PROMPT
Quote the records in full and leave their pictures out.

========================================

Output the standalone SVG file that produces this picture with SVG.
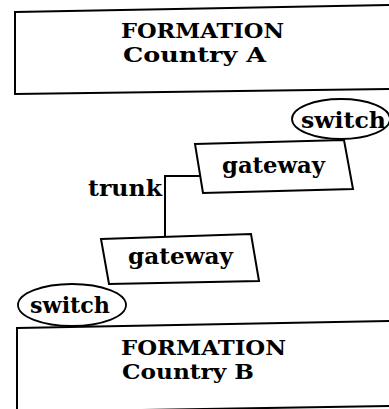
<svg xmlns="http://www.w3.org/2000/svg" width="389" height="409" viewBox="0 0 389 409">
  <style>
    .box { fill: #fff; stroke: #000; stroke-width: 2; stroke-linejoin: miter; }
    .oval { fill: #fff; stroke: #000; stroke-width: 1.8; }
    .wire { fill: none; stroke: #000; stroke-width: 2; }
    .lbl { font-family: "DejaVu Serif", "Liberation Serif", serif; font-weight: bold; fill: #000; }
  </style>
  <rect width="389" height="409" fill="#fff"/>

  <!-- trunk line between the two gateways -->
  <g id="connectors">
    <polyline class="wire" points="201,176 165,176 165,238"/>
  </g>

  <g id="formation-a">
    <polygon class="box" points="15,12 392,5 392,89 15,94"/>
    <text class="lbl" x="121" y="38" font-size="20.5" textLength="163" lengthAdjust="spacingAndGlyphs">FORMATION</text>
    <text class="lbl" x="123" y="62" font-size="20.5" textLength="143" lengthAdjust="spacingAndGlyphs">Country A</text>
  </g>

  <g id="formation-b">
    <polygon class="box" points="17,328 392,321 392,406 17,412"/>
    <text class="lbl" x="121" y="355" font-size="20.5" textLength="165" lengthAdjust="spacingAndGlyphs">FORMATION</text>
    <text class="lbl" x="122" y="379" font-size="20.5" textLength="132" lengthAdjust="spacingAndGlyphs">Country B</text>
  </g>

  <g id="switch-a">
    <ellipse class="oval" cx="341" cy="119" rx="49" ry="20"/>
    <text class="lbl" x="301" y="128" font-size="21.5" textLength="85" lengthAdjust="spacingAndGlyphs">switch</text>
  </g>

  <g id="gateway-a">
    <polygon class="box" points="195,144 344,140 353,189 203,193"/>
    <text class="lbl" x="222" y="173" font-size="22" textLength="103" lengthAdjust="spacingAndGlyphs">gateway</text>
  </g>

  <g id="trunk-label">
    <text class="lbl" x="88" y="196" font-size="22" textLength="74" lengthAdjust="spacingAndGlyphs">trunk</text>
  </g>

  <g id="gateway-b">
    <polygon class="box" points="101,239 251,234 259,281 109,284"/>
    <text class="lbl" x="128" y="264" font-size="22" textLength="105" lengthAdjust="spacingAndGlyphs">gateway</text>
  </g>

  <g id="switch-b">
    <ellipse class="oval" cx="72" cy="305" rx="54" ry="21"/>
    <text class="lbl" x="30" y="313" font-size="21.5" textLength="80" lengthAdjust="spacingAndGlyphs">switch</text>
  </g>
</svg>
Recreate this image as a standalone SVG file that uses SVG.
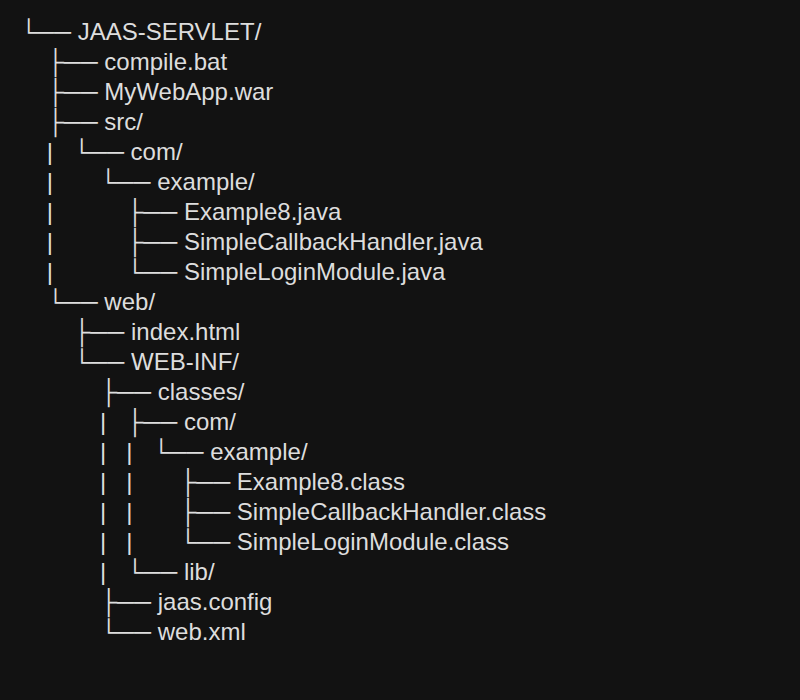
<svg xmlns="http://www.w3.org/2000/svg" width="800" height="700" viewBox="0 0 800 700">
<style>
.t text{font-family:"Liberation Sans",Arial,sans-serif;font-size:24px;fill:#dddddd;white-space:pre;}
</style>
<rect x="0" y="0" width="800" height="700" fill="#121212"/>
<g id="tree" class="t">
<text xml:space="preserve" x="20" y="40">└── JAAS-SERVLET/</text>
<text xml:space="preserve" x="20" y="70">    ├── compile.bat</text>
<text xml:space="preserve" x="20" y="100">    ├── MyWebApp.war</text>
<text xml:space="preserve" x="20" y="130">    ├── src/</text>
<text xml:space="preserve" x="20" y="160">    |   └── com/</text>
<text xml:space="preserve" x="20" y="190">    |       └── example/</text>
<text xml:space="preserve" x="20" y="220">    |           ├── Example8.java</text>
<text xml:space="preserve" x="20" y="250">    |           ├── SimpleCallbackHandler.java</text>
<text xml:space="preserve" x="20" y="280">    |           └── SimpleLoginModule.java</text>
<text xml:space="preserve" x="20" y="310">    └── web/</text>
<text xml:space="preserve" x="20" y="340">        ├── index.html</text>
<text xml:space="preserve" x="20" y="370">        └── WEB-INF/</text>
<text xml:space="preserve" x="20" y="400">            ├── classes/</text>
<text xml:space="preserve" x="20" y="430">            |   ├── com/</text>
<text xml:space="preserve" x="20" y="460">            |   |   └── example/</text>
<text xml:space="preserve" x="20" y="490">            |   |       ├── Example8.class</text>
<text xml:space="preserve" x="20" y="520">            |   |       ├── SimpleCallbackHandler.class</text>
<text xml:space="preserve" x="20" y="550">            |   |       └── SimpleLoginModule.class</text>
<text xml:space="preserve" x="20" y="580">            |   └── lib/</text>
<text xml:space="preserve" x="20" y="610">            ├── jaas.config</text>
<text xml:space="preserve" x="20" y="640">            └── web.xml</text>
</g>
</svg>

========================================

RESULT OF THE TASK
Output the standalone SVG file that produces this picture with SVG.
<svg xmlns="http://www.w3.org/2000/svg" width="389" height="409" viewBox="0 0 389 409">
  <style>
    .box { fill: #fff; stroke: #000; stroke-width: 2; stroke-linejoin: miter; }
    .oval { fill: #fff; stroke: #000; stroke-width: 1.8; }
    .wire { fill: none; stroke: #000; stroke-width: 2; }
    .lbl { font-family: "DejaVu Serif", "Liberation Serif", serif; font-weight: bold; fill: #000; }
  </style>
  <rect width="389" height="409" fill="#fff"/>

  <!-- trunk line between the two gateways -->
  <g id="connectors">
    <polyline class="wire" points="201,176 165,176 165,238"/>
  </g>

  <g id="formation-a">
    <polygon class="box" points="15,12 392,5 392,89 15,94"/>
    <text class="lbl" x="121" y="38" font-size="20.5" textLength="163" lengthAdjust="spacingAndGlyphs">FORMATION</text>
    <text class="lbl" x="123" y="62" font-size="20.5" textLength="143" lengthAdjust="spacingAndGlyphs">Country A</text>
  </g>

  <g id="formation-b">
    <polygon class="box" points="17,328 392,321 392,406 17,412"/>
    <text class="lbl" x="121" y="355" font-size="20.5" textLength="165" lengthAdjust="spacingAndGlyphs">FORMATION</text>
    <text class="lbl" x="122" y="379" font-size="20.5" textLength="132" lengthAdjust="spacingAndGlyphs">Country B</text>
  </g>

  <g id="switch-a">
    <ellipse class="oval" cx="341" cy="119" rx="49" ry="20"/>
    <text class="lbl" x="301" y="128" font-size="21.5" textLength="85" lengthAdjust="spacingAndGlyphs">switch</text>
  </g>

  <g id="gateway-a">
    <polygon class="box" points="195,144 344,140 353,189 203,193"/>
    <text class="lbl" x="222" y="173" font-size="22" textLength="103" lengthAdjust="spacingAndGlyphs">gateway</text>
  </g>

  <g id="trunk-label">
    <text class="lbl" x="88" y="196" font-size="22" textLength="74" lengthAdjust="spacingAndGlyphs">trunk</text>
  </g>

  <g id="gateway-b">
    <polygon class="box" points="101,239 251,234 259,281 109,284"/>
    <text class="lbl" x="128" y="264" font-size="22" textLength="105" lengthAdjust="spacingAndGlyphs">gateway</text>
  </g>

  <g id="switch-b">
    <ellipse class="oval" cx="72" cy="305" rx="54" ry="21"/>
    <text class="lbl" x="30" y="313" font-size="21.5" textLength="80" lengthAdjust="spacingAndGlyphs">switch</text>
  </g>
</svg>
Recreate this image as a standalone SVG file that uses SVG.
<svg xmlns="http://www.w3.org/2000/svg" width="800" height="700" viewBox="0 0 800 700">
<style>
.t text{font-family:"Liberation Sans",Arial,sans-serif;font-size:24px;fill:#dddddd;white-space:pre;}
</style>
<rect x="0" y="0" width="800" height="700" fill="#121212"/>
<g id="tree" class="t">
<text xml:space="preserve" x="20" y="40">└── JAAS-SERVLET/</text>
<text xml:space="preserve" x="20" y="70">    ├── compile.bat</text>
<text xml:space="preserve" x="20" y="100">    ├── MyWebApp.war</text>
<text xml:space="preserve" x="20" y="130">    ├── src/</text>
<text xml:space="preserve" x="20" y="160">    |   └── com/</text>
<text xml:space="preserve" x="20" y="190">    |       └── example/</text>
<text xml:space="preserve" x="20" y="220">    |           ├── Example8.java</text>
<text xml:space="preserve" x="20" y="250">    |           ├── SimpleCallbackHandler.java</text>
<text xml:space="preserve" x="20" y="280">    |           └── SimpleLoginModule.java</text>
<text xml:space="preserve" x="20" y="310">    └── web/</text>
<text xml:space="preserve" x="20" y="340">        ├── index.html</text>
<text xml:space="preserve" x="20" y="370">        └── WEB-INF/</text>
<text xml:space="preserve" x="20" y="400">            ├── classes/</text>
<text xml:space="preserve" x="20" y="430">            |   ├── com/</text>
<text xml:space="preserve" x="20" y="460">            |   |   └── example/</text>
<text xml:space="preserve" x="20" y="490">            |   |       ├── Example8.class</text>
<text xml:space="preserve" x="20" y="520">            |   |       ├── SimpleCallbackHandler.class</text>
<text xml:space="preserve" x="20" y="550">            |   |       └── SimpleLoginModule.class</text>
<text xml:space="preserve" x="20" y="580">            |   └── lib/</text>
<text xml:space="preserve" x="20" y="610">            ├── jaas.config</text>
<text xml:space="preserve" x="20" y="640">            └── web.xml</text>
</g>
</svg>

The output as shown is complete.